* Stated problem *
Leave the pictures out and quote every line from the start of the listing to the line with "(11,13) rectangle (650,730);", inclusive.

[start of Data shown]

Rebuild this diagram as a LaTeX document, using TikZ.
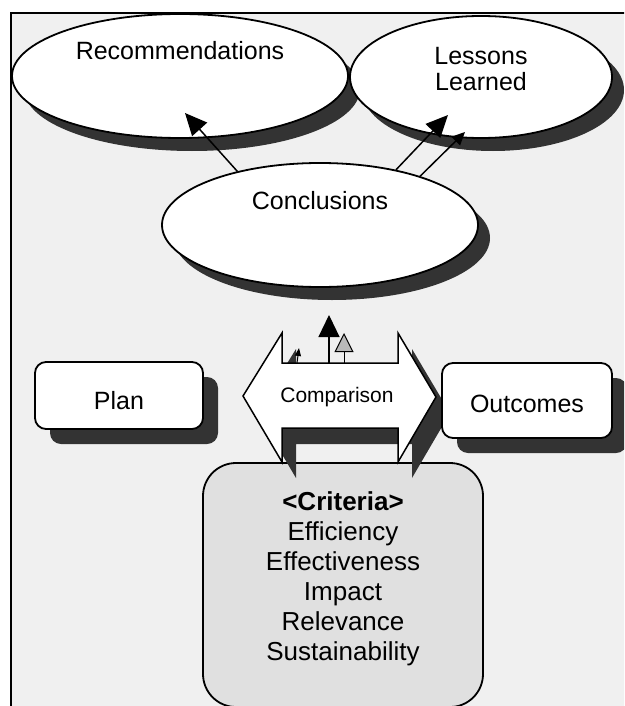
\documentclass[tikz,border=0pt]{standalone}
\usepackage{fontspec}
\setmainfont{Liberation Sans}
\usetikzlibrary{shapes.geometric,shadows,arrows.meta}

\begin{document}
\begin{tikzpicture}[x=1pt,y=-1pt,
    darkshadow/.style 2 args={drop shadow={shadow xshift=#1, shadow yshift=-#2, fill=black!80, opacity=1}},
    bubble/.style={ellipse, draw, line width=1.8pt, fill=white, inner sep=0pt, darkshadow={12pt}{13pt}},
    roundbox/.style={rectangle, rounded corners=11pt, draw, line width=1.8pt, fill=white,
      darkshadow={15pt}{15pt}},
    lbl/.style={font={\fontsize{25}{26}\selectfont}, inner sep=0pt, align=center},
    flow/.style={line width=1.5pt, -{Triangle[length=22pt,width=20pt]}}]

  \useasboundingbox (0,0) rectangle (624,706);
  \clip (0,0) rectangle (624,706);

  % frame with stippled background
  \fill[white] (0,0) rectangle (624,706);
  \draw[line width=2pt, fill=gray!12] (11,13) rectangle (650,730);

  % criteria panel
  \node[draw, line width=1.8pt, rounded corners=33pt, fill=gray!24,
        minimum width=280pt, minimum height=244pt] (crit) at (343,585) {};
  \node[lbl, font={\fontsize{26}{30}\selectfont}] (crittxt) at (343,579)
    {\textbf{<Criteria>}\\Efficiency\\Effectiveness\\Impact\\Relevance\\Sustainability};

  % double arrow for the comparison
  \draw[line width=1.5pt, fill=white, darkshadow={14pt}{16pt}]
    (243,396) -- (282,333) -- (282,363) -- (398,363) -- (398,333) -- (436,397)
    -- (398,462) -- (398,428) -- (282,428) -- (282,462) -- cycle;
  \node[lbl, font={\fontsize{21}{24}\selectfont}] (cmp) at (337,397) {Comparison};

  % plan and outcomes
  \node[roundbox, minimum width=168pt, minimum height=67pt] (plan) at (119,395.5) {};
  \node[lbl] (plantxt) at ([yshift=-5pt]plan.center) {Plan};
  \node[roundbox, minimum width=170pt, minimum height=75pt] (out) at (527,400.5) {};
  \node[lbl] (outtxt) at ([yshift=-3pt]out.center) {Outcomes};

  % ellipses
  \node[bubble, minimum width=336pt, minimum height=124pt] (rec) at (180,76) {};
  \node[lbl] (rectxt) at ([yshift=25pt]rec.center) {Recommendations};
  \node[bubble, minimum width=262pt, minimum height=122pt] (less) at (481,77) {};
  \node[lbl] (lesstxt) at ([yshift=8pt]less.center) {Lessons\\Learned};
  \node[bubble, minimum width=316pt, minimum height=124pt] (conc) at (320,225) {};
  \node[lbl] (conctxt) at ([yshift=24pt]conc.center) {Conclusions};

  % arrows from the conclusions
  \coordinate (rtip) at (185,113);
  \coordinate (ltip) at (448,115);
  \coordinate (ltip2) at (465,132);
  \draw[flow] (conc.147) -- (rtip);
  \draw[flow] (conc.36) -- (ltip);
  \draw[line width=1.5pt, -{Triangle[length=13pt,width=12pt]}] (conc.26) -- (ltip2);

  % arrows up from the comparison
  \coordinate (up1) at (329,363);
  \coordinate (up1tip) at (329,315);
  \coordinate (up2) at (344,363);
  \coordinate (up2tip) at (344,333);
  \coordinate (up3) at (297,363);
  \coordinate (up3tip) at (299,348);
  \draw[line width=1.2pt, -{Triangle[length=22pt,width=21pt]}] (up1) -- (up1tip);
  \draw[line width=1pt, -{Triangle[length=19pt,width=19pt,fill=gray!55]}] (up2) -- (up2tip);
  \draw[line width=1pt, -{Triangle[length=8pt,width=6pt]}] (up3) -- (up3tip);

\end{tikzpicture}
\end{document}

[end of Data shown]

* Finished exercise *
Rebuild this diagram as a LaTeX document, using TikZ.
\documentclass[tikz,border=0pt]{standalone}
\usepackage{fontspec}
\setmainfont{Liberation Sans}
\usetikzlibrary{shapes.geometric,shadows,arrows.meta}

\begin{document}
\begin{tikzpicture}[x=1pt,y=-1pt,
    darkshadow/.style 2 args={drop shadow={shadow xshift=#1, shadow yshift=-#2, fill=black!80, opacity=1}},
    bubble/.style={ellipse, draw, line width=1.8pt, fill=white, inner sep=0pt, darkshadow={12pt}{13pt}},
    roundbox/.style={rectangle, rounded corners=11pt, draw, line width=1.8pt, fill=white,
      darkshadow={15pt}{15pt}},
    lbl/.style={font={\fontsize{25}{26}\selectfont}, inner sep=0pt, align=center},
    flow/.style={line width=1.5pt, -{Triangle[length=22pt,width=20pt]}}]

  \useasboundingbox (0,0) rectangle (624,706);
  \clip (0,0) rectangle (624,706);

  % frame with stippled background
  \fill[white] (0,0) rectangle (624,706);
  \draw[line width=2pt, fill=gray!12] (11,13) rectangle (650,730);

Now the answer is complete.